HT: Well, there was one incident that happened was there was this 3 year old little girl, Indian girl, used to go up to the, ride her pony with her grandpa, and come up to the barbed wire. And then all the little kids would go over there and then they'd try to touch the pony and they had a real good time. And that girl became a nurse and she wanted to meet somebody that was in camp when she was three years old. And that's what I have in there, picture. So we went and says, "Okay, I'll go." Because my kids, my son said he'll take me because he wanted to see where I had lived, the dentist son, and his wife and my grandson. So I have a whole bunch of pictures of that. And she was so happy to see me, even if I wasn't the little person. And she's a nurse on the Indian reservation now. She says she'll never forget that.

So the girl that took us there, she had a grant to write (Stories from Both Sides of the Barbed Wire Fence). So she wrote a book and I bought that book here to talk about the Indian reservation. And we visited the Indian reservation, they were so nice to us. So I got to know them. But I didn't know at the time. In fact, I didn't even know we were on an Indian reservation until later on. We thought when we left the, left the barbed wire I thought we were someplace else, but still it was Indian reservation.

MA: So when you describe talking about going to that small town with the seniors on skip day, was that a reservation town?

HT: It was still a reservation town. I think it was part of a reservation, I think, Sacaton.

MA: So do you remember the people there and interactions with them?

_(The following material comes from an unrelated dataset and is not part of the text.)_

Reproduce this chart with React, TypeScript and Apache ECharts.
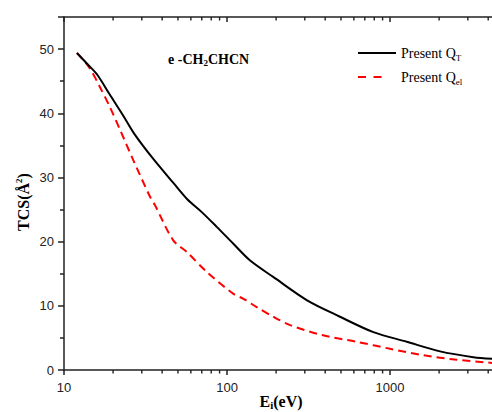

HT: Yeah, we saw some. They were running around all over. But it was, I'm sure it was on the reservation, that's the way I think, but it's Sacaton. In fact, some of the teachers, they went out there in Minnesota, they went out there and they, I looked at some of the pictures and then it said Sacaton on that. I said, "You were there? I was there." So, right now, whether it's still reservation, I really don't know. But I thought it was at that time. But they, when we went visiting there they had all kinds of stuff there. It's really grown. And I went to see the railroad station. And it was, all those pictures, you have to see it. It's really taken, and we took a picture of all the, the Japanese people that made all kinds of holes under their, to store things, under their, I took all those pictures.

MA: And that's all still there?

HT: Yeah, they're all... I took some pictures and there's some names. I said, it would be fun for the person that saw that. But the Indian reservation people do not want people to come in. They have to have special permission to go in. 'Cause there are some people that come in, just sneak in and vandalize. There's nothing to vandalize, but they want to smoke and all kinds of stuff. But I know exactly where my barrack was. And I knew where the administration building, where the school was. It's just a blocks. There isn't that much stuff. But it was good, it was sort of like a closure for me.

MA: And when did you take this trip back to Gila River?

HT: That was in, when my grandson was three, three and a half and he's thirteen, so ten years ago. And it was really, my son said the same thing, he said it was so good that, "Now I know what you went through." Yeah, he wanted to come yesterday, but he had a ball game. And I was already sleeping at 9:30, he calls me up and says, "Oh, did I wake you?" I says, "yes." And then he says, "Kyle went 3-for-3." He's a very good athlete, that little boy.